━━━━━ Material ━━━━━

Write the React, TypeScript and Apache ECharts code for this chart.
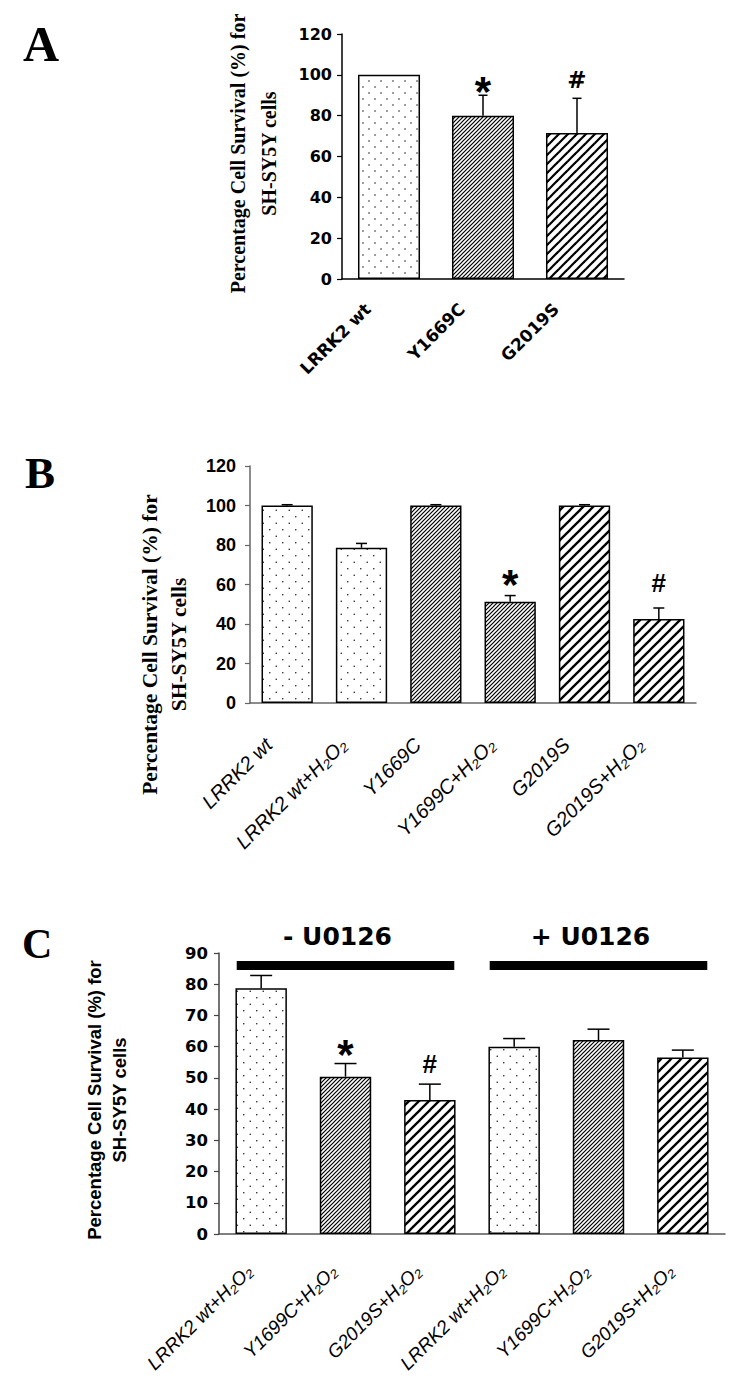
import React, { useEffect, useRef } from "react";
import * as echarts from "echarts";

// ---------- Panel A ----------
const categoriesA = ["LRRK2 wt", "Y1669C", "G2019S"];
const survivalA = [100, 80, 71.5];
const errorA = [0, 10, 17];
const marksA = ["", "*", "#"];
const fillsA = ["dots", "dense", "wide"];
const yTicksA = [0, 20, 40, 60, 80, 100, 120];

// ---------- Panel B ----------
const categoriesB = ["LRRK2 wt", "LRRK2 wt+H₂O₂", "Y1669C", "Y1699C+H₂O₂", "G2019S", "G2019S+H₂O₂"];
const survivalB = [100, 78.6, 100, 51.3, 100, 42.5];
const errorB = [0.4, 2.2, 0.4, 3.1, 0.4, 5.6];
const marksB = ["", "", "", "*", "", "#"];
const fillsB = ["dots", "dots", "dense", "dense", "wide", "wide"];
const yTicksB = [0, 20, 40, 60, 80, 100, 120];

// ---------- Panel C ----------
const categoriesC = ["LRRK2 wt+H₂O₂", "Y1699C+H₂O₂", "G2019S+H₂O₂", "LRRK2 wt+H₂O₂", "Y1699C+H₂O₂", "G2019S+H₂O₂"];
const survivalC = [78.7, 50.4, 42.9, 60.0, 62.1, 56.5];
const errorC = [4.1, 4.2, 5.1, 2.6, 3.5, 2.4];
const marksC = ["", "*", "#", "", "", ""];
const fillsC = ["dots", "dense", "wide", "dots", "dense", "wide"];
const yTicksC = [0, 10, 20, 30, 40, 50, 60, 70, 80, 90];
const groupNamesC = ["- U0126", "+ U0126"];
const groupStartC = [0, 3];
const groupEndC = [2, 5];
const groupLevelC = 86;

const yTitle = "Percentage Cell Survival (%) for\nSH-SY5Y cells";

function dotTile(size: number, dot: number) {
  const c = document.createElement("canvas");
  c.width = size;
  c.height = size;
  const g = c.getContext("2d")!;
  g.fillStyle = "#ffffff";
  g.fillRect(0, 0, size, size);
  g.fillStyle = "#222222";
  const q = size / 4;
  g.beginPath();
  g.arc(q, q, dot / 2, 0, Math.PI * 2);
  g.fill();
  g.beginPath();
  g.arc(3 * q, 3 * q, dot / 2, 0, Math.PI * 2);
  g.fill();
  return c;
}

function hatchTile(p: number, lw: number) {
  const c = document.createElement("canvas");
  c.width = p;
  c.height = p;
  const g = c.getContext("2d")!;
  g.fillStyle = "#ffffff";
  g.fillRect(0, 0, p, p);
  g.strokeStyle = "#000000";
  g.lineWidth = lw;
  for (const k of [-1, 0, 1]) {
    g.beginPath();
    g.moveTo(k * p - p, 2 * p);
    g.lineTo(k * p + 2 * p, -p);
    g.stroke();
  }
  return c;
}

function pat(c: HTMLCanvasElement) {
  return { image: c, repeat: "repeat", imageWidth: c.width, imageHeight: c.height } as any;
}

type PanelCfg = {
  idx: number;
  barWidth: string;
  cap: number;
  patterns: Record<string, any>;
  starFont: string;
  starOffset: number;
  hashFont: string;
  hashOffset: number;
};

function panelSeries(values: number[], errors: number[], marks: string[], fills: string[], cfg: PanelCfg) {
  return [
    {
      type: "bar",
      xAxisIndex: cfg.idx,
      yAxisIndex: cfg.idx,
      barWidth: cfg.barWidth,
      silent: true,
      z: 2,
      itemStyle: { borderColor: "#000", borderWidth: 1.5 },
      data: values.map((v, i) => ({ value: v, itemStyle: { color: cfg.patterns[fills[i]] } })),
    },
    {
      type: "custom",
      xAxisIndex: cfg.idx,
      yAxisIndex: cfg.idx,
      z: 5,
      silent: true,
      clip: false,
      data: values.map((v, i) => [i, v, errors[i]]),
      renderItem: (params: any, api: any) => {
        const i = params.dataIndex;
        const base = api.coord([api.value(0), api.value(1)]);
        const top = api.coord([api.value(0), api.value(1) + api.value(2)]);
        const children: any[] = [];
        if (api.value(2) > 0) {
          children.push({
            type: "line",
            shape: { x1: base[0], y1: base[1], x2: top[0], y2: top[1] },
            style: { stroke: "#000", lineWidth: 1.5 },
          });
          children.push({
            type: "line",
            shape: { x1: top[0] - cfg.cap / 2, y1: top[1], x2: top[0] + cfg.cap / 2, y2: top[1] },
            style: { stroke: "#000", lineWidth: 1.5 },
          });
        }
        const m = marks[i];
        if (m) {
          const star = m === "*";
          children.push({
            type: "text",
            x: top[0],
            y: top[1] - (star ? cfg.starOffset : cfg.hashOffset),
            style: {
              text: m,
              fill: "#000",
              font: star ? cfg.starFont : cfg.hashFont,
              align: "center",
              verticalAlign: "middle",
            },
          });
        }
        return { type: "group", children };
      },
    },
  ];
}

export default function App() {
  const ref = useRef<HTMLDivElement>(null);

  useEffect(() => {
    document.body.style.margin = "0";
    const el = ref.current!;
    const chart = echarts.init(el, null, { renderer: "svg" });

    const patA = { dots: pat(dotTile(12, 1.6)), dense: pat(hatchTile(4, 1.2)), wide: pat(hatchTile(9, 2.2)) };
    const patB = { dots: pat(dotTile(13, 1.6)), dense: pat(hatchTile(4, 1.2)), wide: pat(hatchTile(10, 2.3)) };
    const patC = { dots: pat(dotTile(13, 1.6)), dense: pat(hatchTile(4, 1.2)), wide: pat(hatchTile(10, 2.3)) };

    const yAxisBase = (ticks: number[], idx: number, label: any, name: any, lineColor: string) => ({
      type: "value",
      gridIndex: idx,
      min: ticks[0],
      max: ticks[ticks.length - 1],
      interval: ticks[1] - ticks[0],
      splitLine: { show: false },
      axisLine: { show: true, lineStyle: { color: lineColor, width: 1.5 } },
      axisTick: { show: true, inside: false, length: 5, lineStyle: { color: lineColor, width: 1.2 } },
      axisLabel: { color: "#000", ...label },
      name: yTitle,
      nameLocation: "middle",
      nameRotate: 90,
      ...name,
    });

    const xAxisBase = (cats: string[], idx: number, label: any, lineColor: string) => ({
      type: "category",
      gridIndex: idx,
      data: cats,
      axisTick: { show: false },
      axisLine: { show: true, lineStyle: { color: lineColor, width: 1.5 } },
      axisLabel: { color: "#000", rotate: 45, interval: 0, ...label },
    });

    const groupSeries = {
      type: "custom",
      xAxisIndex: 2,
      yAxisIndex: 2,
      z: 6,
      silent: true,
      clip: false,
      data: groupNamesC.map((_, i) => [groupStartC[i], groupEndC[i], groupLevelC]),
      renderItem: (params: any, api: any) => {
        const i = params.dataIndex;
        const band = api.size([1, 0])[0];
        const s = api.coord([api.value(0), api.value(2)]);
        const e = api.coord([api.value(1), api.value(2)]);
        const x0 = s[0] - band * 0.29;
        const x1 = e[0] + band * 0.29;
        return {
          type: "group",
          children: [
            { type: "rect", shape: { x: x0, y: s[1] - 4.5, width: x1 - x0, height: 9 }, style: { fill: "#000" } },
            {
              type: "text",
              x: (x0 + x1) / 2 - 8,
              y: s[1] - 29,
              style: {
                text: groupNamesC[i],
                fill: "#000",
                font: 'bold 25px "DejaVu Sans"',
                align: "center",
                verticalAlign: "middle",
              },
            },
          ],
        };
      },
    };

    const option: any = {
      animation: false,
      backgroundColor: "#ffffff",
      grid: [
        { left: 342, top: 34, width: 282, height: 245, containLabel: false, outerBoundsMode: "none" },
        { left: 250, top: 466, width: 446, height: 237, containLabel: false, outerBoundsMode: "none" },
        { left: 219, top: 953, width: 506, height: 281, containLabel: false, outerBoundsMode: "none" },
      ],
      xAxis: [
        xAxisBase(categoriesA, 0, {
          fontFamily: "DejaVu Sans", fontWeight: "bold", fontSize: 17, margin: 6, padding: [0, 30, 0, 0],
        }, "#000"),
        xAxisBase(categoriesB, 1, {
          fontFamily: "Liberation Sans", fontStyle: "italic", fontSize: 20, margin: 20, padding: [0, 26, 0, 0],
        }, "#666"),
        xAxisBase(categoriesC, 2, {
          fontFamily: "Liberation Sans", fontStyle: "italic", fontSize: 19, margin: 22, padding: [0, 17, 0, 0],
        }, "#555"),
      ],
      yAxis: [
        yAxisBase(yTicksA, 0,
          { fontFamily: "DejaVu Sans", fontWeight: "bold", fontSize: 16, margin: 10 },
          { nameGap: 58, nameTextStyle: { fontFamily: "Liberation Serif", fontWeight: "bold", fontSize: 20, lineHeight: 31, color: "#000", padding: [0, 0, 0, 6] } },
          "#000"),
        yAxisBase(yTicksB, 1,
          { fontFamily: "Liberation Sans", fontWeight: "bold", fontSize: 18, margin: 14 },
          { nameGap: 57, nameTextStyle: { fontFamily: "Liberation Serif", fontWeight: "bold", fontSize: 21.5, lineHeight: 29, color: "#000", padding: [0, 120, 0, 0] } },
          "#666"),
        yAxisBase(yTicksC, 2,
          { fontFamily: "DejaVu Sans", fontWeight: "bold", fontSize: 16.5, margin: 11 },
          { nameGap: 87, nameTextStyle: { fontFamily: "Liberation Sans", fontWeight: "bold", fontSize: 18.5, lineHeight: 25, color: "#000", padding: [0, 13, 0, 0] } },
          "#444"),
      ],
      series: [
        ...panelSeries(survivalA, errorA, marksA, fillsA, {
          idx: 0, barWidth: "66%", cap: 9, patterns: patA,
          starFont: 'bold 42px "Liberation Sans"', starOffset: 4,
          hashFont: 'bold 23px "DejaVu Sans"', hashOffset: 18,
        }),
        ...panelSeries(survivalB, errorB, marksB, fillsB, {
          idx: 1, barWidth: "69%", cap: 11, patterns: patB,
          starFont: 'bold 42px "Liberation Sans"', starOffset: 11,
          hashFont: 'bold 26px "Liberation Sans"', hashOffset: 25,
        }),
        ...panelSeries(survivalC, errorC, marksC, fillsC, {
          idx: 2, barWidth: "61%", cap: 22, patterns: patC,
          starFont: 'bold 42px "Liberation Sans"', starOffset: 9,
          hashFont: 'bold 26px "Liberation Sans"', hashOffset: 20,
        }),
        groupSeries,
      ],
      graphic: [
        { type: "text", x: 23, y: 44, style: { text: "A", font: 'bold 50px "Liberation Serif"', fill: "#000", align: "left", verticalAlign: "middle" } },
        { type: "text", x: 25, y: 473, style: { text: "B", font: 'bold 45px "Liberation Serif"', fill: "#000", align: "left", verticalAlign: "middle" } },
        { type: "text", x: 22, y: 944, style: { text: "C", font: 'bold 42px "Liberation Serif"', fill: "#000", align: "left", verticalAlign: "middle" } },
      ],
    };

    chart.setOption(option);
    return () => chart.dispose();
  }, []);

  return (
    <div
      ref={ref}
      style={{ position: "absolute", left: 0, top: 0, width: 750, height: 1386, background: "#fff" }}
    />
  );
}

━━━━━

■ **Work to complete**: Exactly as written, please give again the lines from the beginning of the listing through the line containing "const yTicksA = [0, 20, 40, 60, 80, 100, 120];", inclusive, without any pictures.

■ **Reply**:
Write the React, TypeScript and Apache ECharts code for this chart.
import React, { useEffect, useRef } from "react";
import * as echarts from "echarts";

// ---------- Panel A ----------
const categoriesA = ["LRRK2 wt", "Y1669C", "G2019S"];
const survivalA = [100, 80, 71.5];
const errorA = [0, 10, 17];
const marksA = ["", "*", "#"];
const fillsA = ["dots", "dense", "wide"];
const yTicksA = [0, 20, 40, 60, 80, 100, 120];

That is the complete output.